Sexual violence is a violence of the basic human right “to live with dignity and without fear” there are many forms of violence: eve teasing, molestation, rape- within or outside marriage, child sexual abuse and sexual harassment in the work place. Sexual violence against women and young girls can happen anywhere- on the streets, at home, in public or private places- by strangers or by members of the family. Sexual violence, either a one- time assault or protracted abuse, damages concepts of sexual intimacy, trust and a sense of the overall well-being of women.


Sexual assault includes all forms of non-consensual contact with a sexual purpose ranging from eve teasing to molestation to rape. It also include touching or fondling and all forms of penetration. The study also indicates that most sexual assaults cases occur at home and the largest percentage of these occur at the victim’s home during the daytime. A study of judgments by the Supreme and High courts on rape cases in India Between 1950-1990 revealed that 54% of the rape cases researched took place between 6 AM and 7 PM.


Marital rape, though not widely accepted as crime by communities and law in India, is also experienced by a number of women within the four walls of the home.


Another common form of sexual violence against woman is Sexual Harassment in the Workplace. In the words of the Supreme Court of India, sexual harassment constitutes a serious violation of women’s fundamental rights to freedom and equality at the workplace. In 1997, the SC issued guidelines against sexual harassment for both the public and the private sector. Sexual harassment, as defined by the Supreme Court order, is any unwelcome physical contact and advances, demand or request for sexual favours, sexually coloured remarks, display of pornography and any other kind ofunwelcome physical, verbal or non-verbal conduct of a sexual nature.


Child sexual abuse, like other forms of violence against women, can happen to any child, anywhere often through adults known to the child. It is a common phenomenon. Child Sexual Abuse refers to any sexual act that occurs between an adult or an immediate family member and a child, and any non-consensual sexual contact between a child and a peer.


Conclusion

In India, violence against women is still seen at the individual level. The fact that Indian women are dependent on men at all levels and not only/necessarily financially makes them especially vulnerable to violence whether domestic or sexual. However the general tendency, particularly by the police and the judiciary is to treat such cases on their individual merit rather than emphasize this power imbalance. This would require not just legislative changes but changing the ground reality where women are actually empowered and not endowed with mere paper rights.


In India, the legal provisions have been tentative. At the point of initiation, they inevitably contain some wide loopholes which allow men to escape scot-free and between the accused/offender and the victim/prosecutrix make it more difficult for the latter to prove her case. Ironically, as and whenever the violence suffered by women reaches serious proportions, and more importantly , leads to public outrage, the state typically responds by modifying the existing penal provisions and adding more stringent provisions. The ‘stringent provisions ‘ often remain on paper with a marked reluctance shown by the police to register cases and the judiciary giving the tacit impression that women are misusing the laws made for their protection.
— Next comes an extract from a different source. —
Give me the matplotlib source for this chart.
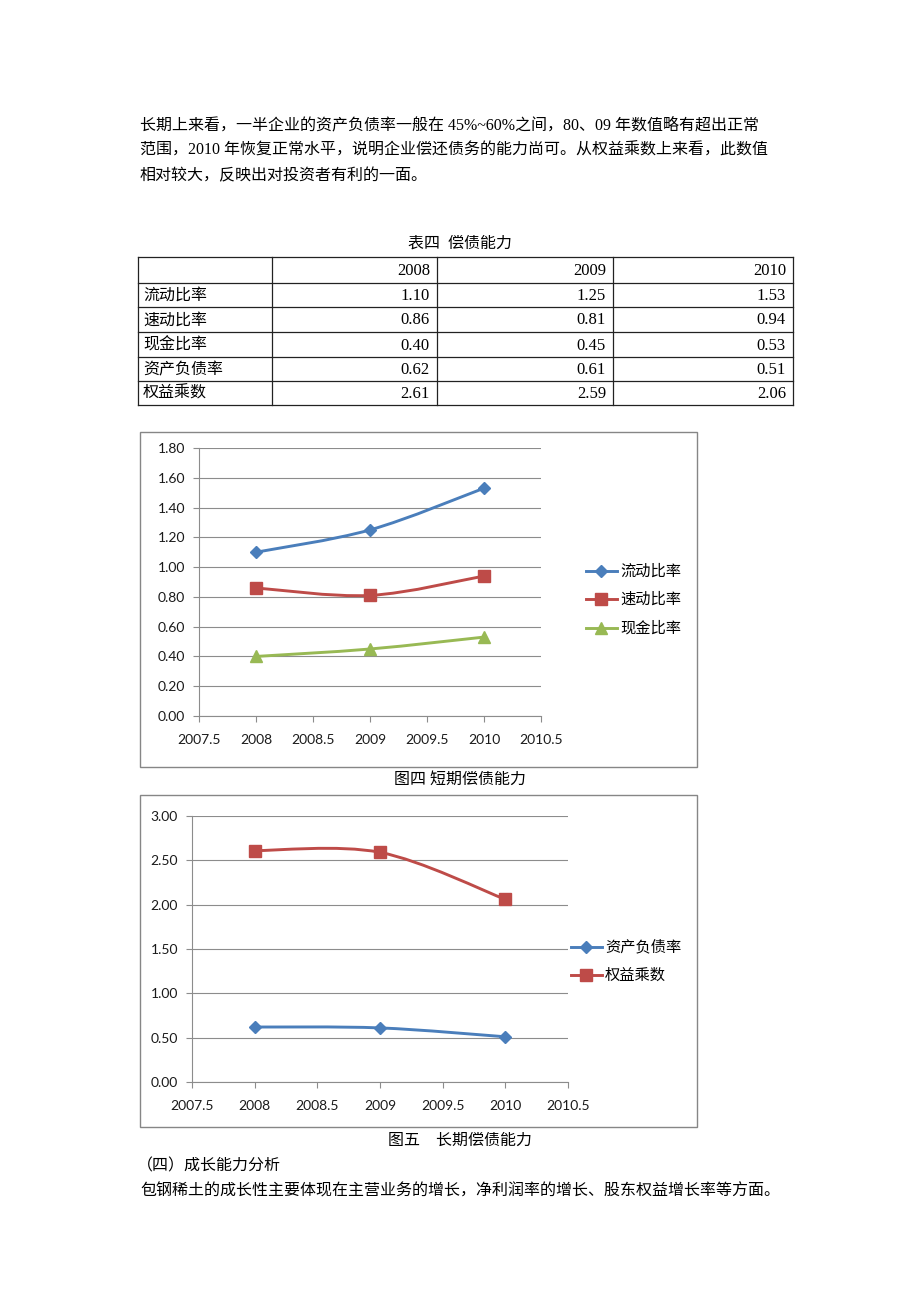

The legal codes have not been effective in protecting women. Nor has it succeeded in ensuring justice for the victims by way of retribution. Whether it is at birth, during lifetime or eventual death, the laws appear to be strong enough to act as deterrents but reality speaks a different story.


The Indian state formulates some principles to deal with gender-violence, takes scant interest in implementing them, thereby allowing rate of violence to grow. When such violence grows out of proportion, making the people seethe in anger it spells danger for the state. Then the governmental machinery responds typically with setting up of specialist agencies and framing new and ‘stricter laws’ which continue to remain on paper.